I knew I wanted to write about my lost brother. [McEwan discovered late in life that he had a brother whom his parents gave up for adoption before they were married.] That story is so much about the intrusion of public events — the Second World War — into ordinary people’s lives. And I wanted to write about the Suez Canal incident, which had a huge impact on my life: I found myself in this army camp like Roland does; my father was busy, my mother was away, and I ran free for 10 days with a couple of friends. In the course of writing those scenes I realized one reason I became a writer was to stay available for adventures. It was rooted in this idea that I touched heaven and freedom in that camp.

Still, much of it is fiction. The three most important women in Roland’s life are all totally fictitious. But I really wanted to inhabit this character so for certain scenes I stopped myself doing the usual thing of making notes about how the scenes might go and I would get to them empty-handed. It was a very different writing experience.

The sexual abuse, which is also fictitious, haunts the novel. Was childhood trauma a central theme?

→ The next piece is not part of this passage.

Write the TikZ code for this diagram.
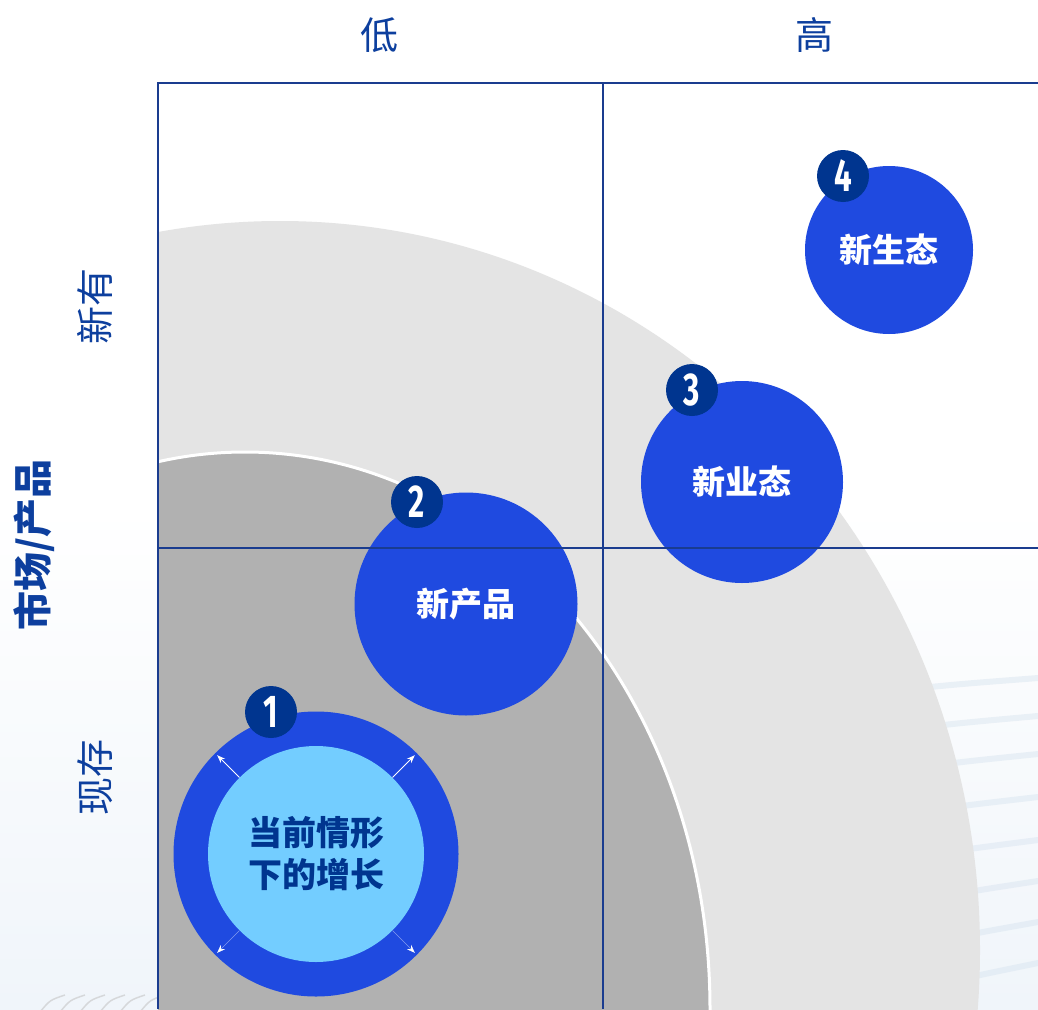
\documentclass[tikz,border=0pt]{standalone}
\usepackage{fontspec}
\newfontfamily\cjk{Noto Sans CJK SC}
\newfontfamily\numf{Fira Sans}
\usetikzlibrary{arrows.meta}
\definecolor{gridblue}{HTML}{1A3C8F}
\definecolor{ballblue}{HTML}{1F4AE0}
\definecolor{navy}{HTML}{00358F}
\definecolor{skyblue}{HTML}{73CDFF}
\definecolor{lgray}{HTML}{E4E4E4}
\definecolor{dgray}{HTML}{B1B1B1}
\definecolor{labelblue}{HTML}{0D3F9E}
\definecolor{bgb}{HTML}{F0F5FA}
\definecolor{stripeb}{HTML}{D6E3EF}
\begin{document}
\begin{tikzpicture}[x=1pt,y=-1pt,
  gridline/.style={draw=gridblue,line width=2pt},
  ball/.style={circle,fill=ballblue,inner sep=0pt,text=white,font=\cjk\bfseries\fontsize{33}{38}\selectfont},
  badge/.style={circle,fill=navy,inner sep=0pt,minimum size=52pt,text=white,
    font=\numf\bfseries\fontsize{46}{46}\selectfont},
  axislabel/.style={text=labelblue,inner sep=0pt,font=\cjk\fontsize{38}{40}\selectfont},
  axistitle/.style={text=labelblue,inner sep=0pt,font=\cjk\bfseries\fontsize{39}{42}\selectfont},
  growarrow/.style={draw=white,line width=1pt,-{Stealth[length=8pt,width=6pt]},shorten >=3pt},
  growarrowfaint/.style={draw=white!45!ballblue,line width=0.5pt,-{Stealth[length=8pt,width=6pt,color=white]},shorten >=3pt},
  stripe/.style={draw=stripeb,line width=6pt,line cap=round,opacity=0.45}
]
\useasboundingbox (0,0) rectangle (1038,1009);
% background
\shade[top color=white,bottom color=bgb,middle color=white] (0,0) rectangle (1038,1009);
% faint stripes (decor)
\foreach \y/\d in {690/6,730/7,770/8,815/9,860/10,905/12,950/14,995/16}{
  \draw[stripe] (900,\y) .. controls (960,\y-\d) .. (1038,\y-2*\d);
}
\foreach \x in {40,60,80,100,120,140}{
  \draw[draw=gray!45,line width=1.5pt,opacity=0.6] (\x,1012) .. controls (\x+10,1000) .. (\x+25,995);
}
% gray regions
\begin{scope}
  \clip (158,83) rectangle (1038,1009);
  \fill[lgray] (280,950) ellipse [x radius=700pt,y radius=729pt];
  \filldraw[fill=dgray,draw=white,line width=3pt] (245,1009) ellipse [x radius=465pt,y radius=557pt];
\end{scope}
% circles
\node[ball,minimum size=285pt] (c1out) at (316,854) {};
\node[circle,fill=skyblue,inner sep=0pt,minimum size=216pt,text=navy,align=center,
  font=\cjk\bfseries\fontsize{34}{42}\selectfont] (c1in) at (316,854) {当前情形\\下的增长};
\draw[growarrow] (c1in.north west) -- (c1out.north west);
\draw[growarrow] (c1in.north east) -- (c1out.north east);
\draw[growarrowfaint] (c1in.south west) -- (c1out.south west);
\draw[growarrowfaint] (c1in.south east) -- (c1out.south east);
\node[ball,minimum size=223pt] (c2) at (466,604) {新产品};
\node[ball,minimum size=202pt] (c3) at (742,482) {新业态};
\node[ball,minimum size=168pt] (c4) at (889,250) {新生态};
% grid lines
\draw[gridline] (158,1009) -- (158,83) -- (1038,83);
\draw[gridline] (603,83) -- (603,1009);
\draw[gridline] (158,548) -- (1038,548);
% badges
\node[badge] (b1) at (271,712) {\scalebox{0.68}[1]{1}};
\node[badge] (b2) at (417,502) {\scalebox{0.68}[1]{2}};
\node[badge] (b3) at (692,390) {\scalebox{0.68}[1]{3}};
\node[badge] (b4) at (843,176) {\scalebox{0.68}[1]{4}};
% axis labels
\node[axislabel] (low) at (379,35) {低};
\node[axislabel] (high) at (814,35) {高};
\node[axislabel,rotate=90] (newx) at (95,306) {新有};
\node[axislabel,rotate=90] (exist) at (95,777) {现存};
\node[axistitle,rotate=90] (mp) at (34,545) {市场/产品};
\end{tikzpicture}
\end{document}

You could say instead of trauma it’s experience. All of us have difficulties in our lives and my sense of it is that they’re never solved, they just become part of the baggage you carry on your back. Roland is not ruined entirely by being sent away to boarding school, but it makes major shifts for him later on. He is not wrecked by his sexual abuse, but his life is certainly diverted from the track he might have expected.

Roland’s first wife said the piano teacher “rewired” his brain. Had he dealt with this earlier could he have rewired it again?

The therapy culture might proclaim that it would have been magnificent for him if he had gone to an understanding analyst or therapist. My sense is that it would have given him insight into who he was and how he behaved, but I don’t think it would have fundamentally changed his restless sexual nature and his rather elevated notion of what a relationship is meant to provide.

At the end, with his granddaughter, Roland notes it would be a shame to turn a pleasurable children’s book into a lesson. Is that part of your message here?

Novels are best at not delivering lessons but at laying it all out there. When Roland tells himself he hasn’t learned a thing in life, that mirrors my own experience, in a certain mood. If you’re asked, “Tell me the lessons of life,” you either have to write “Lessons” or resort to banalities like “Kindness is good” and “Love conquers all” and “Be bold and take chances” or “Be careful what you do.” I’ve never read a book of advice that was of any use to me.

Has the ratio of heartbreak to hope tilted in your novels? And does that reflect changes in you or in the world?

After the Berlin Wall came down there was optimism, a sense of real possibility and the sense that rationality could be applied to the political order. We’ve lost all that. Charting Roland from optimism to foreboding is the Berlin Wall to the January 6th assault, but it could have been invasion of Ukraine or the latest ice melt in Greenland. That 30-year curve is part of the dissonant music of Roland’s life.

My family was here yesterday, and when the grandchildren were in bed we were talking about how their lives will unfold. Listening to my sons and daughters-in-law, I realize they share a lot of my foreboding. I gave a lot of that foreboding to Roland. At the same time, he was feeling enormous hope on a personal level. This tension seems irresolvable.

Where does that leave Roland. And us?

I feel some kind of duty to optimism. The world is so complex and so interconnected that it’s quite possible there are a million points of light around the world in connection to the climate emergency that will sooner or later connect up. It’s somewhat late, but we might fumble our way through. Or we might not. It’s the mix of hope and foreboding makes life so complicated.